# JOB
In the material below, find every line with "this" and pull it out.

# SUPPLIED DATA
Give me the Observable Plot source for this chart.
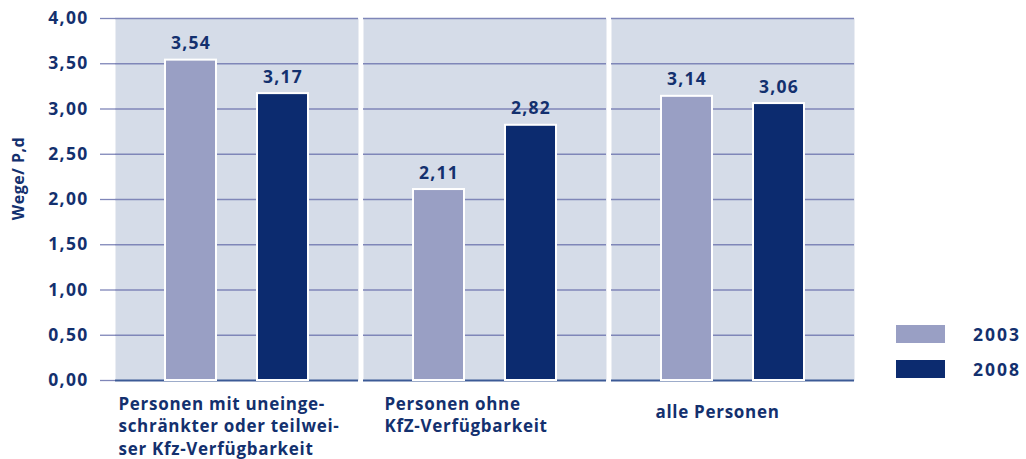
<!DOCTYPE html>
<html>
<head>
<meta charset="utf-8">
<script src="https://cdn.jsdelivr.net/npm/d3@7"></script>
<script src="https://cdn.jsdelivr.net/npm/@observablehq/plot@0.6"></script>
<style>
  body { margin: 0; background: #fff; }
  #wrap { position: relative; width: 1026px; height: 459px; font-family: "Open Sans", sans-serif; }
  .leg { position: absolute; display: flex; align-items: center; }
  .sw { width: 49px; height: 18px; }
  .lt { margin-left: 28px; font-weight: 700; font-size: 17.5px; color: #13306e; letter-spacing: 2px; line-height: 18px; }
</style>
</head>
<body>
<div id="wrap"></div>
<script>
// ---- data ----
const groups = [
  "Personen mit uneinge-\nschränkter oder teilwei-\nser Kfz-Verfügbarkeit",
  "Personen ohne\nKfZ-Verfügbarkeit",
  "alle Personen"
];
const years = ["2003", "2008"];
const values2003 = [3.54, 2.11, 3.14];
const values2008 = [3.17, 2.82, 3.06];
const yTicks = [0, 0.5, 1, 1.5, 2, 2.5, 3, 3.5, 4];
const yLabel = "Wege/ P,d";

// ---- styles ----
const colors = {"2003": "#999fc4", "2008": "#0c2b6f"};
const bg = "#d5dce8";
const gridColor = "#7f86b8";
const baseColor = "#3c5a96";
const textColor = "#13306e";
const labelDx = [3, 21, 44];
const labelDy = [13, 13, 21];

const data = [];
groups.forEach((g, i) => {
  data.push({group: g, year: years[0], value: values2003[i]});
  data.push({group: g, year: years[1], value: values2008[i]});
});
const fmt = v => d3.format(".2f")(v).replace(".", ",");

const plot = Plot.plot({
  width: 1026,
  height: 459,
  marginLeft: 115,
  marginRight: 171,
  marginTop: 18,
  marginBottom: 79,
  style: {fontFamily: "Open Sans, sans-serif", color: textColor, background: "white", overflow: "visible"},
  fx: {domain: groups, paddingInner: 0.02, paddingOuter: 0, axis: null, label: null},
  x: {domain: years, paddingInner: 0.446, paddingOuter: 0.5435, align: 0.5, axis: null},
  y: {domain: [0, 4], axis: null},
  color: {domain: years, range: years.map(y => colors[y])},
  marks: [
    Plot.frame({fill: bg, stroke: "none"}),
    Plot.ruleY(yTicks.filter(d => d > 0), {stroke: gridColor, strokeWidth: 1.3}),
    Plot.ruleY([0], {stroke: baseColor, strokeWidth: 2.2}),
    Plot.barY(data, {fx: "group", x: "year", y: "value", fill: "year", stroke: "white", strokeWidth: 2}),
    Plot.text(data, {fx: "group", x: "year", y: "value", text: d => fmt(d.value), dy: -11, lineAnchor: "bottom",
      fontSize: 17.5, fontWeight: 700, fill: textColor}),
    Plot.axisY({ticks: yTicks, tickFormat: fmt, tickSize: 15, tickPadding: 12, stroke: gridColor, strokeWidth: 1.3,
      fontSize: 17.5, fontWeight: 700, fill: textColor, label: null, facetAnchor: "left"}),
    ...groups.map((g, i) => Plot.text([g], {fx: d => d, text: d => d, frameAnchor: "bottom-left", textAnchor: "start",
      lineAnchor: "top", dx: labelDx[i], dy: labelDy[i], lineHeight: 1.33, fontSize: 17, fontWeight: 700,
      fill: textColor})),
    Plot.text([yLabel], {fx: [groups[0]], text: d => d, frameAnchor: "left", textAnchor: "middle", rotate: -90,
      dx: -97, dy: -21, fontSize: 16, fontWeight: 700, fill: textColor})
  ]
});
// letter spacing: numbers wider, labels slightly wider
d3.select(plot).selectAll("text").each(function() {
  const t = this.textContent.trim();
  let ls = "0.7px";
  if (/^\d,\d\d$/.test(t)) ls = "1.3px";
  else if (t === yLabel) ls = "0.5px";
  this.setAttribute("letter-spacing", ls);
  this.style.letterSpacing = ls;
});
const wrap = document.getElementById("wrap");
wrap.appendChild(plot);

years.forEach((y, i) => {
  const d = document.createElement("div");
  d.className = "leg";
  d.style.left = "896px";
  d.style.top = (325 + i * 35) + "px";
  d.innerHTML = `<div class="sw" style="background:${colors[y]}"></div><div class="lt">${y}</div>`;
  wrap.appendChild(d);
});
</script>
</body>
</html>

# RIGHT ANSWER
Give me the Observable Plot source for this chart.
  const t = this.textContent.trim();
  this.setAttribute("letter-spacing", ls);
  this.style.letterSpacing = ls;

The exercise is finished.